-- START OF Information provided --

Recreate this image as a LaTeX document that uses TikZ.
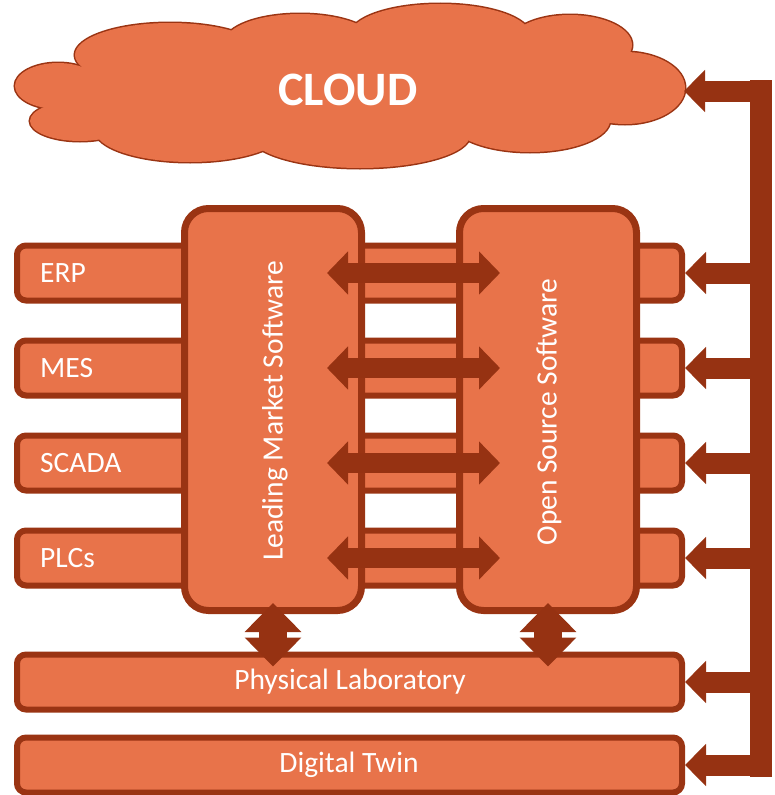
\documentclass[tikz,border=0pt]{standalone}
\usepackage{fontspec}
\setmainfont{Carlito}
\usetikzlibrary{arrows.meta,calc}
\definecolor{fillor}{HTML}{E8734A}
\definecolor{edge}{HTML}{9A3413}
\definecolor{arr}{HTML}{963212}
\begin{document}
\begin{tikzpicture}[x=1pt,y=-1pt,
 rowbox/.style={draw=edge, fill=fillor, line width=6pt, rounded corners=9pt, minimum width=665pt, minimum height=55pt, inner sep=0pt},
 tallbox/.style={draw=edge, fill=fillor, line width=7pt, rounded corners=24pt, minimum width=177pt, minimum height=402pt, inner sep=0pt},
 lbl/.style={text=white, font=\fontsize{29.5}{34}\selectfont, inner sep=0pt},
 harrow/.style={draw=arr, line width=20pt, {Triangle[width=42pt,length=21pt]}-{Triangle[width=42pt,length=21pt]}},
 rarrow/.style={draw=arr, line width=21pt, -{Triangle[width=41pt,length=21pt]}},
 varrow/.style={draw=arr, line width=28pt, {Triangle[width=55pt,length=29pt]}-{Triangle[width=55pt,length=29pt]}},
 cloudpart/.style={draw=edge, line width=3pt},
 cloudfill/.style={fill=fillor}
]
\useasboundingbox (0,0) rectangle (774,795);
% cloud
\foreach \cx/\cy/\rx/\ry in {58/86/43/23, 80/121/50/20, 170/55/95/32, 300/42/75/28, 440/35/90/31, 570/45/62/30, 625/88/60/36, 190/130/95/32, 360/135/110/33, 530/120/80/32, 350/88/270/55}
  \draw[cloudpart] (\cx,\cy) ellipse [x radius=\rx, y radius=\ry];
\foreach \cx/\cy/\rx/\ry in {58/86/43/23, 80/121/50/20, 170/55/95/32, 300/42/75/28, 440/35/90/31, 570/45/62/30, 625/88/60/36, 190/130/95/32, 360/135/110/33, 530/120/80/32, 350/88/270/55}
  \fill[cloudfill] (\cx,\cy) ellipse [x radius=\rx, y radius=\ry];
\node[text=white, font=\fontsize{48}{54}\selectfont\bfseries, inner sep=0pt] (cloud) at (348,90) {CLOUD};
\coordinate (cloudR) at (684,91);

% rows
\node[rowbox] (erp) at (349.5,273) {};
\node[rowbox] (mes) at (349.5,368) {};
\node[rowbox] (scada) at (349.5,463) {};
\node[rowbox] (plc) at (349.5,558) {};
\node[rowbox] (phys) at (349.5,682) {};
\node[rowbox] (twin) at (349.5,765) {};

% tall boxes
\node[tallbox] (lead) at (273,409.5) {};
\node[tallbox] (oss) at (548,409.5) {};

% labels
\node[lbl, anchor=west] (erpL) at (40,273) {ERP};
\node[lbl, anchor=west] (mesL) at (40,368) {MES};
\node[lbl, anchor=west] (scadaL) at (40,463) {SCADA};
\node[lbl, anchor=west] (plcL) at (40,558) {PLCs};
\node[lbl] (physL) at (350,682) {Physical Laboratory};
\node[lbl] (twinL) at (349,765) {Digital Twin};
\node[lbl, rotate=90] (leadL) at (275,411) {Leading Market Software};
\node[lbl, rotate=90] (ossL) at (549,412) {Open Source Software};

% horizontal double arrows
\foreach \r in {erp,mes,scada,plc}
  \draw[harrow] ($(lead.east |- \r)+(-38,0)$) -- ($(oss.west |- \r)+(44,0)$);

% vertical double arrows
\draw[varrow] ($(lead.south)+(0,-11)$) -- ($(lead.south |- phys.north)+(0,15)$);
\draw[varrow] ($(oss.south)+(0,-11)$) -- ($(oss.south |- phys.north)+(0,15)$);

% right bar
\node[fill=arr, minimum width=22pt, minimum height=697pt, inner sep=0pt, outer sep=0pt] (bar) at (761,428.5) {};
\draw[rarrow] (bar.center |- cloudR) -- (cloudR);
\foreach \r in {erp,mes,scada,plc,phys,twin}
  \draw[rarrow] (bar.center |- \r.east) -- (\r.east);
\end{tikzpicture}
\end{document}
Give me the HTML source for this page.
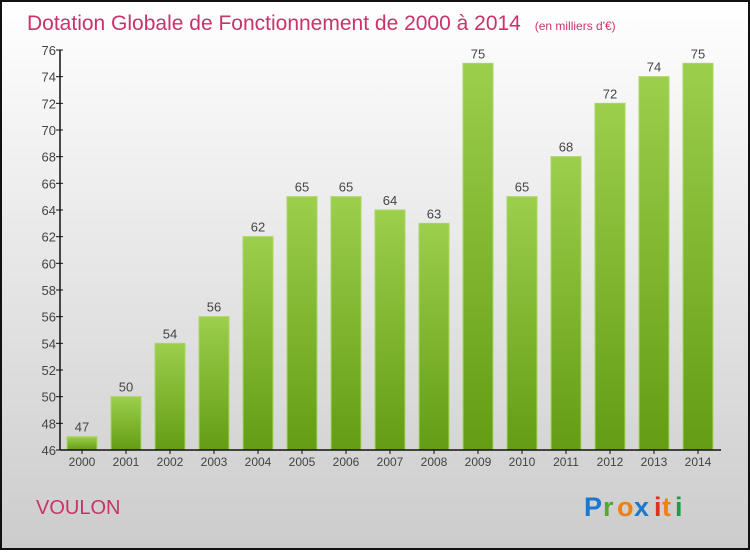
<!DOCTYPE html>
<html><head><meta charset="utf-8"><style>
html,body{margin:0;padding:0;}
body{width:750px;height:550px;overflow:hidden;font-family:"Liberation Sans",sans-serif;}
</style></head><body>
<svg id="chart" width="750" height="550" xmlns="http://www.w3.org/2000/svg">
<defs>
<linearGradient id="bg" x1="0" y1="0" x2="0" y2="1"><stop offset="0" stop-color="#ffffff"/><stop offset="1" stop-color="#cccccc"/></linearGradient>
<linearGradient id="bar" x1="0" y1="0" x2="0" y2="1"><stop offset="0" stop-color="#9ccf4c"/><stop offset="1" stop-color="#649c14"/></linearGradient>
</defs>
<rect x="1" y="1" width="748" height="548" fill="url(#bg)" stroke="#111" stroke-width="2"/>
<text x="27" y="30" font-size="21" fill="#c8336a">Dotation Globale de Fonctionnement de 2000 à 2014 <tspan font-size="12" dx="8">(en milliers d'€)</tspan></text>
<g id="plot"></g>
<text x="36" y="514" font-size="20" fill="#c8336a">VOULON</text>
<g font-size="27" font-weight="bold" font-family="'Liberation Sans',sans-serif">
<text x="584" y="516" fill="#1a78d0">P</text><text x="603" y="516" fill="#58a830">r</text><text x="617" y="516" fill="#f08010">o</text><text x="634" y="516" fill="#1a78d0">x</text><text x="654" y="516" fill="#e03020">i</text><text x="662" y="516" fill="#f08010">t</text><text x="675" y="516" fill="#18a040">i</text>
</g>
</svg>
<script>
const years=["2000","2001","2002","2003","2004","2005","2006","2007","2008","2009","2010","2011","2012","2013","2014"];
const values=[47,50,54,56,62,65,65,64,63,75,65,68,72,74,75];
const yTicks=[46,48,50,52,54,56,58,60,62,64,66,68,70,72,74,76];
const NS="http://www.w3.org/2000/svg";
const g=document.getElementById('plot');
const x0=60,x1=721,yTop=50,yBot=450,yMin=46,yMax=76;
const y=v=>yBot-(v-yMin)/(yMax-yMin)*(yBot-yTop);
const step=44,bw=30;
const cx=i=>82+i*step;
function mk(t,a){const e=document.createElementNS(NS,t);for(const k in a)e.setAttribute(k,a[k]);g.appendChild(e);return e;}
values.forEach((v,i)=>{
 const r=mk('rect',{x:cx(i)-bw/2,y:y(v),width:bw,height:yBot-y(v),fill:'url(#bar)',stroke:'#a8d860','stroke-width':1});
 
 
 const t=mk('text',{x:cx(i),y:y(v)-5,'font-size':13,fill:'#444','text-anchor':'middle'});
 t.textContent=v;
 
 
 const xl=mk('text',{x:cx(i),y:466,'font-size':12,fill:'#444','text-anchor':'middle'});
 xl.textContent=years[i];
 
 
 mk('line',{x1:cx(i),x2:cx(i),y1:yBot,y2:yBot+4,stroke:'#111'});
});
yTicks.forEach(v=>{
 mk('line',{x1:x0-4,x2:x0+3,y1:y(v),y2:y(v),stroke:'#111'});
 const t=mk('text',{x:x0-4,y:y(v)+5,'font-size':13,fill:'#444','text-anchor':'end'});
 t.textContent=v;
 
 
});
const ya=mk('line',{x1:x0,x2:x0,y1:yTop,y2:yBot,stroke:'#111','stroke-width':1.5});


const xa=mk('line',{x1:x0,x2:x1,y1:yBot,y2:yBot,stroke:'#111','stroke-width':1.5});


</script>
</body></html>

-- END OF Information provided --

**Requirement**
Write out every line of the preceding listing that contains "this".

**Written response**
Recreate this image as a LaTeX document that uses TikZ.
Give me the HTML source for this page.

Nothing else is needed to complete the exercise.